The Queens, NY-born graffiti writer KR became so successful that he now markets his own specially designed line of paint and markers called Krink—he built his fine art reputation in the active street/gallery crossover scene of San Francisco before coming back to New York. Doze Green, another New York-born graffiti artist in the collective, pioneered the use of ongoing-characters in street work, as well as participated in the burgeoning breakdancing and B-Boying dance styles with the Rock Steady Crew.

Maya Hayuk, who also got her footing in San Francisco, is now based in Brooklyn. She draws pure pleasure (or “bliss,” as several titles suggest) from the interplay of Day-Glo color and pure geometric forms, creating wall works of prismatic facets, spectral rays, and explosive starbursts. Similarly abstract and colorful but incorporating more organic, even vaguely representational forms, the New York-born Chuck Webster works both large and small in oil on panel. Rounding out the New York-based Barnstormers cohort is the Nicaraguan-born, Bronx-raised Chris Mendoza. His fantastical ink-on-paper drawings display a love of architectural draftsmanship and call to mind the abstract works of Miro, Kandinsky, and the Chilean modernist Matta.

To highlight the Barnstormers’ no-holds-barred sense of improvisation and internationalism, the exhibition will include Confessional Booth, a live, transatlantic project by Greater New York alum Ryan McGinness. While currently in Madrid executing his solo show Studio Franchise at La Casa Encendida, McGinness will host one-to-one conversations via Skype videoconferencing throughout the run of the Barnstormers show. Open to all visitors, the “confessionals” will be conducted during set hours from inside a draped cubicle, complementing the artist’s collaborative studio-cum-showroom project occurring simultaneously in the Spanish exhibition.

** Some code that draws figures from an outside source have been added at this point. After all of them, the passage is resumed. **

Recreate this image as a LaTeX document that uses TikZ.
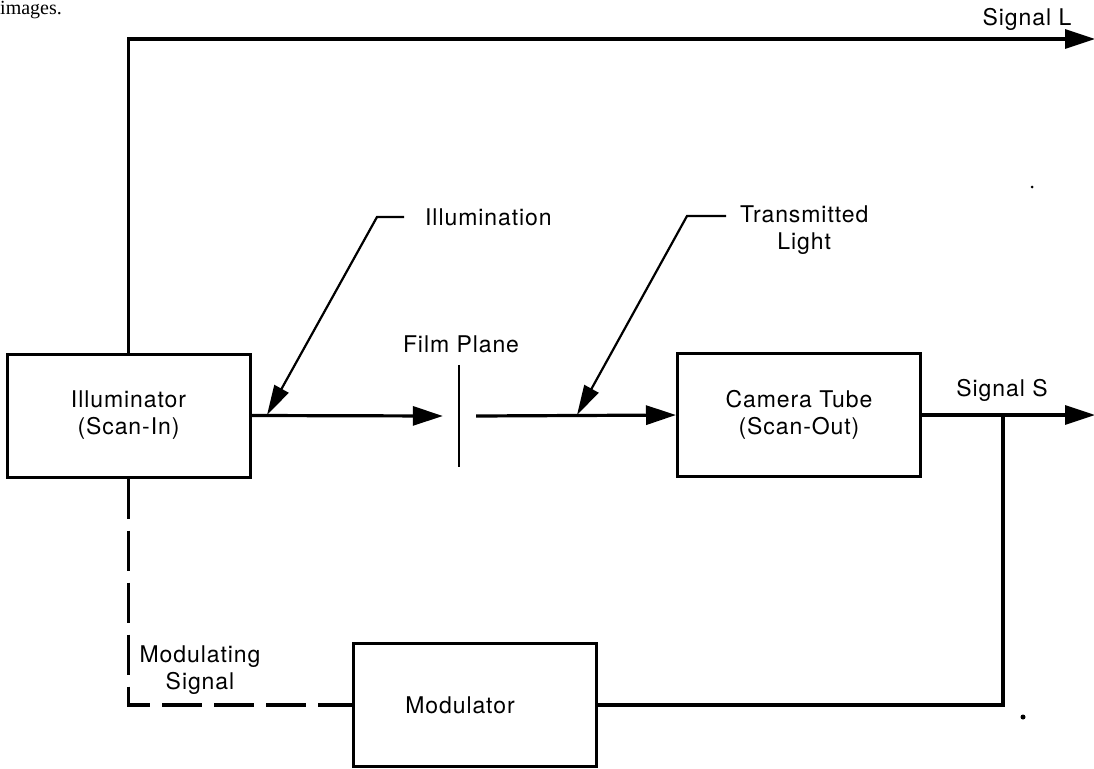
\documentclass[tikz,border=0pt]{standalone}
\usepackage{fontspec}
\setmainfont[LetterSpace=4]{TeX Gyre Heros}
\newfontfamily\serifpage{Liberation Serif}
\usetikzlibrary{arrows.meta}
\tikzset{
  box/.style={draw, line width=3pt, minimum width=243pt, minimum height=123pt, inner sep=0pt, align=center, font=\lbl},
  wire/.style={line width=3.2pt},
  thinwire/.style={line width=2.2pt},
  dashwire/.style={line width=3.2pt, dash pattern=on 40pt off 12pt},
  bigarrow/.style={-{Triangle[length=30pt,width=19pt]}},
  ptrarrow/.style={-{Triangle[length=30pt,width=16pt]}},
  lbl/.style={font=\lbl, inner sep=0pt, align=center},
}
\newcommand{\lbl}{\fontsize{23}{27}\selectfont}
\begin{document}
\begin{tikzpicture}[x=1pt,y=-1pt]
\useasboundingbox (0,0) rectangle (1094,768);
\node[anchor=base west, inner sep=0pt, font=\serifpage\fontsize{20}{24}\selectfont] (pagetext) at (0,15) {images.};

% boxes
\node[box] (illum) at (128.5,415.5) {Illuminator\\(Scan-In)};
\node[box] (cam) at (799,415) {Camera Tube\\(Scan-Out)};
\node[box] (mod) at (475,705) {\hspace*{-30pt}Modulator};

% film plane
\node[minimum height=102pt, minimum width=0pt, inner sep=0pt] (film) at (459,416) {};
\draw[thinwire] (film.north) -- (film.south);
\node[lbl] (filmlbl) at (461,344) {Film Plane};

% output coordinates
\coordinate (sigL) at (1095,39);
\coordinate (sigS) at (1095,415);
\coordinate (junc) at (1003,415);

% top signal L
\draw[wire, bigarrow] (illum.north) |- (sigL);
\node[lbl] (sigLlbl) at (1027,19) {Signal L};

% main optical path
\draw[wire, bigarrow] (illum.east) -- ([xshift=-16pt]film.west);
\draw[wire, bigarrow] ([xshift=17pt]film.east) -- (cam.west);

% signal S
\draw[wire, bigarrow] (cam.east) -- (sigS);
\node[lbl] (sigSlbl) at (1002,390) {Signal S};
\draw[wire] (junc) |- (mod.east);

% modulating signal (dashed)
\draw[dashwire] (illum.south) |- (mod.west);
\node[lbl] (modlbl) at (200,670) {Modulating\\Signal};

% illumination pointer
\node[lbl, anchor=west] (illumlbl) at (425,217) {Illumination};
\coordinate (illtip) at (267,415);
\draw[thinwire, ptrarrow] ([xshift=-21pt]illumlbl.west) -- (377,217) -- (illtip);

% transmitted light pointer
\node[lbl, anchor=west] (translbl) at (740,230) {Transmitted\\Light};
\coordinate (trtip) at (577,415);
\draw[thinwire, ptrarrow] (726,216) -- (687,216) -- (trtip);

% scan specks
\fill (1023,717) circle (2.5pt);
\fill (1032,187) circle (1.5pt);
\end{tikzpicture}
\end{document}
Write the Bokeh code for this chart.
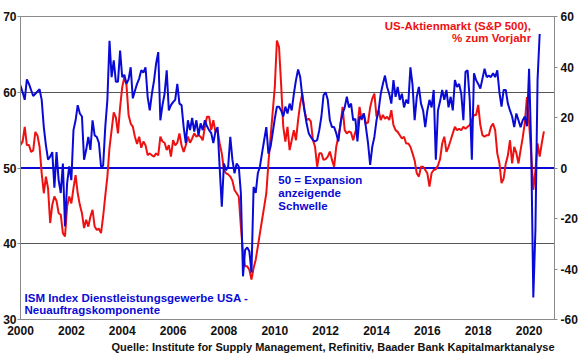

In their myriad combinations and collaborations, the Barnstormers have conducted public art projects and participated in exhibitions at venues worldwide, including Contemporary Arts Center, Cincinnati, OH; Museo del Arte de Puerto Rico, San Juan; The Contemporary Museum, Honolulu, HI; Southeastern Center for Contemporary Art, Winston-Salem, NC; Society for Arts and Technology, Montreal, Canada; Smack Mellon, Brooklyn, NY; and CWC Gallery, Tokyo, Japan.